Union Square was a dune. Then it was the site of pro-Union rallies during the Civil War. Then it was a monument to Navy sailors. Then it was a monument to President McKinley. Then they built a parking garage under it. And then, some years later, Christian Slater conducted an interview with Brad Pitt nearby and I decided that vampires are cool and I want to visit San Francisco.
Remember when I told you about the prevalence of the streetcar and the population boom following WWII? Well, those two things didn’t gel together as idealistically as you might have thought. Such influx put a strain on the city, causing problems in housing, employment, and crime. Mayor Roger Lapham proposed eliminating the streetcar, considering them obsolete and seeing the possibility for revenue and savings in replacing them with modern busses. Though Lapham succeeded in replacing many streetcars, in raising fares from 7 to 10 cents, Lapham had the good fortune to be the first mayor to be recalled in the city’s history. Mobility is incredibly important, particularly in urban environments where Gance lives.
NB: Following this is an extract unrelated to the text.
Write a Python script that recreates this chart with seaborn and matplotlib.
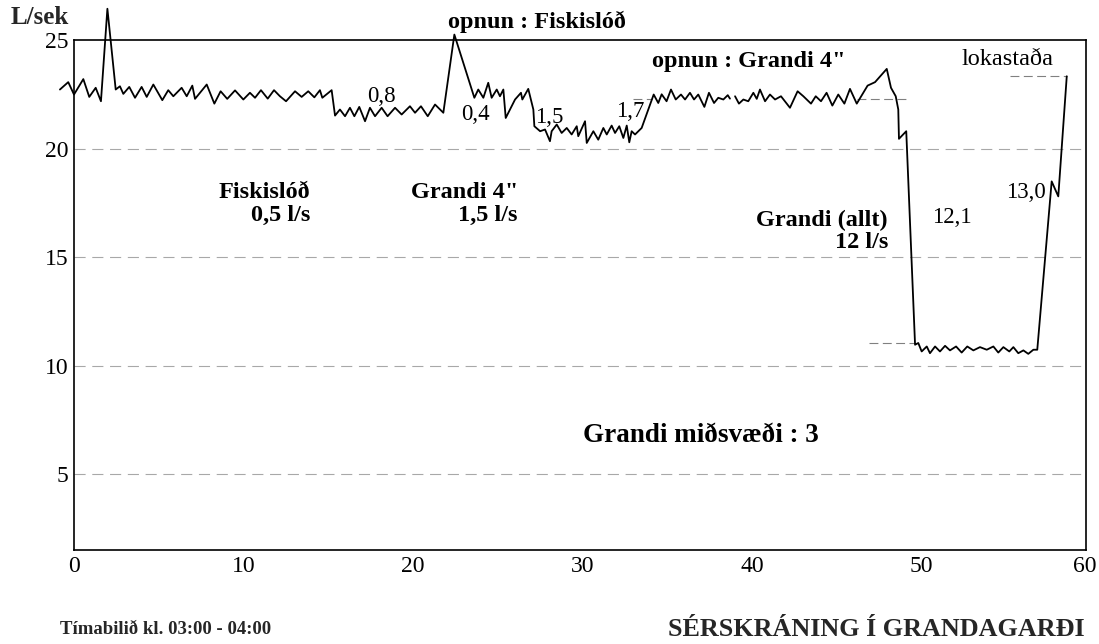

The Union Square neighborhood I think really captures the bustling quality of the new American city, and demonstrates, along with the immediately surrounding districts, that mobility I described. Now we shop there, we eat and drink there, and we visit on vacation. Living in that neighborhood has to be a surreal experience. You have the illusion of history, the intensity of a marketplace, and the immediacy of tourism and renting.
Sam Spade lived at 891 Post Street. He had to negotiate the same environment and methods of mobility as Gance, just west of Union Square. It’s a center of theatricality, a center of entertainment and art and culture intermingled with the immediately consumable. I also positioned Gance between the Tenderloin and Chinatown rather purposefully.
As I described, the Chinese presence in San Francisco is one integral to understanding the origin of the city as it is. Chinatown is a cultural home-base for the history of the Chinese community in the city. Without the Chinese, San Francisco wouldn’t exist. The complexity of its influence on Gance is rather unknown by the detective, but it’s unavoidable.
Then, there’s the Tenderloin. The Tenderloin, by virtue of its sort of lawless context, also boasts a great history of theater, music, and devil-may-care attitudes. The temporary quality of the Tenderloin in its hostels, and the fact that being poor forces people to live in the moment, is ironic in a very interesting way. The Tenderloin, geographically, boasted settlers of the most ancient civilizations. In the 1960s, while excavating for Civic Center BART, the remains of a woman were discovered and proven to be approximately 5,000 years old.
Combine the historical Tenderloin with the history of the exoticized Chinatown and the metropolitan presentation of the Union Square neighborhood, and you’ve got a swirling community of performance, the heart of which is home to Mel Gance, a savvy Private Detective.